这件事是欧尔麦特告诉来她家做客的时候告诉她的,虽然她的父母龇牙咧嘴地暗示欧尔麦特别说了,但当时正被小小留理佳抱着头的欧尔麦特压根看到他们的暗示,就这样把留理佳刚出生时她父母做的傻事透了个干净。
留理佳看着手中的草莓苏打,一手握住了易拉罐,另一只手则只伸出了一根小指,通过缝隙将小指挤进去,最后将易拉罐环给拉了开来。她有些得意地将小指上套着的易拉罐环给轰看。
“我妈妈很喜欢这样子拉开易拉罐,我们一家三口聚在一起喝碳酸饮料的时候,她经常小指上挂着三个易拉罐环在那里得意地跳健身操。”
轰正喝着牛奶呢,听到她这么说忍不住咬着吸管顿了一下,那样看起来很有气势的金发女性,会小指上套着三个易拉罐环跳健身操,跟他那混账老爹和别人谈笑风生一样难以想象。
“希望你以后也能这样幸福。”
他不由自主地说出了这句话,眼里满含着真挚的温柔。
留理佳翘了翘自己的小指,喝了一口带着满满草莓味的苏打水,眯着眼笑着。
“我也希望如此。”
“啪。”
踩断树枝的声音清脆地响起,穿着黑色短靴的脚踩过泥土地,笔直地向着自己的目的地走去。

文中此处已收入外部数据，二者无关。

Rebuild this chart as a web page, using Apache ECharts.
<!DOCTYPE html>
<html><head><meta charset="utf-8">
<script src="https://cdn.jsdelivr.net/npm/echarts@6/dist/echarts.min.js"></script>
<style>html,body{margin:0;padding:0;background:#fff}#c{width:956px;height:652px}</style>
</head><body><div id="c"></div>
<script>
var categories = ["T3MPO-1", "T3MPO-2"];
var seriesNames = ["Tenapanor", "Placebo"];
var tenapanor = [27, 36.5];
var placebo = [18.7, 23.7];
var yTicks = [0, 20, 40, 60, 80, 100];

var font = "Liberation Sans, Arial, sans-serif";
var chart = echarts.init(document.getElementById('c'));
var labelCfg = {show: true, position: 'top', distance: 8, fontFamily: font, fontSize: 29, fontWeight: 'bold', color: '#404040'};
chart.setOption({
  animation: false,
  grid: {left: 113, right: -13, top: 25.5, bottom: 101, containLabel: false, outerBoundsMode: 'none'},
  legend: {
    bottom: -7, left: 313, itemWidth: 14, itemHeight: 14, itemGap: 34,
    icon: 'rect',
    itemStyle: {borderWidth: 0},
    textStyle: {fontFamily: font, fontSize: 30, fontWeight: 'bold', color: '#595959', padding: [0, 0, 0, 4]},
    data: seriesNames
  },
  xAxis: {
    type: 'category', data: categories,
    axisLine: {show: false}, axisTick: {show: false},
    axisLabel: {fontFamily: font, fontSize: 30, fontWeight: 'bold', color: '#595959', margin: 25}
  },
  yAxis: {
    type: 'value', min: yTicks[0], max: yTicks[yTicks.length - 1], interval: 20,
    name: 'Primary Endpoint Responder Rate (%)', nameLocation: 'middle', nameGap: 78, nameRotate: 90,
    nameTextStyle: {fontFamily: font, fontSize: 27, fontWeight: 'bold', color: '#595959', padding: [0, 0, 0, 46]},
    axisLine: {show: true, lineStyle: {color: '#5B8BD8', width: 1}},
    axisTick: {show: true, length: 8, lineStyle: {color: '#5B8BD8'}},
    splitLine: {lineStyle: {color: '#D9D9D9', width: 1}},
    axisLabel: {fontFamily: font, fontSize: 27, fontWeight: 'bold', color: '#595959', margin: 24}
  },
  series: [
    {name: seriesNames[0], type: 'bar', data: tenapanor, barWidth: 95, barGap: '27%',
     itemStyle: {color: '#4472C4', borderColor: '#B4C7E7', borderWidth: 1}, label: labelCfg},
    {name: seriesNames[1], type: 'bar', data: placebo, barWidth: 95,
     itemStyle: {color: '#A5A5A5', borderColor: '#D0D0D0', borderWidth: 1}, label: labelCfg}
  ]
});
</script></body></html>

双手插在夹克外套兜里的金发娇小少女大步地走到了一块精致的洁白墓石前后站定,她低着头看着这块显然花了极大心思制作出来的墓石,面无表情。
赤雷在霎时闪耀起来,照亮了附近的阴影下的一切,缠绕着红色电光的王剑因为莫德雷德将其拿起而变化为了扭曲的憎恶邪剑,莫德雷德低下眼盯着那块墓碑,大量的魔力从剑上爆发出来,凝成了一条威力巨大的直线型雷光,目标毫无疑问就是这块墓石。
然而那红色的雷光在接触到墓石之前,就像被其周围的空气吞噬了一般,悄无声息地消失了。
“啧。”
莫德雷德非常不高兴地咂了咂嘴,没有尝试继续放出魔力,而是直接拎起剑向着墓石劈去,明明是非常用力,她也确认自己一定发挥出了筋力B这个等级的力量,但最终落到墓石上的剑,轻柔得像是连豆腐都破坏不了一般。
莫德雷德提着剑看了半晌,最终将剑收起,她则一屁股坐在了墓碑前,双手环胸看着这块墓碑,表情复杂。
“果然,这块墓碑凭借我们英灵的力量是没法破坏的……虽然知道这一点,但我还是想来试试看,真是丢脸。”
她托着腮自言自语着,然而表情中并没有任何负面情绪,就像她只是单纯地想把这块墓碑破坏掉,却并不是因为讨厌它。
“它还没有完成……还要有人来刻上时间,那之后才能完全确定。但那对我们也没有什么影响,反正还是破坏不了,真讨厌啊。”
莫德雷德百无聊赖地看着天空,飘散的云彩映照在她碧翠色的眼瞳里,慢慢地将她眼里的细微情绪展示得更加清晰。
“‘爱’……真是烦,你们都很烦。”
莫德雷德晃晃悠悠地从地上坐起来,最后看了一眼墓碑上的字,灵体化消失了,只剩下她那还未消散在空气中的最后一句话。
“但无论如何也没办法坐视不理……哈哈,我们也挺烦的。”
莫德雷德回到了留理佳的身边,再度因为她不太看得顺眼的阴阳脸小鬼正在和留理佳有说有笑而不太高兴。
时间逐渐过去,夕阳在撒播完最后一丝余晖即将沉于大地之时,长长的白袍边拂过碎枝残叶,然而并没有被附着于其上的灰尘所沾染,仍然白得不染丝毫尘埃。
于墓碑前站定的人不发一言,将怀中抱着的大量向日葵摆放于墓碑周边之后,那个人俯下身,手指轻轻地抚摸着留理佳所看不清的名字,一次又一次。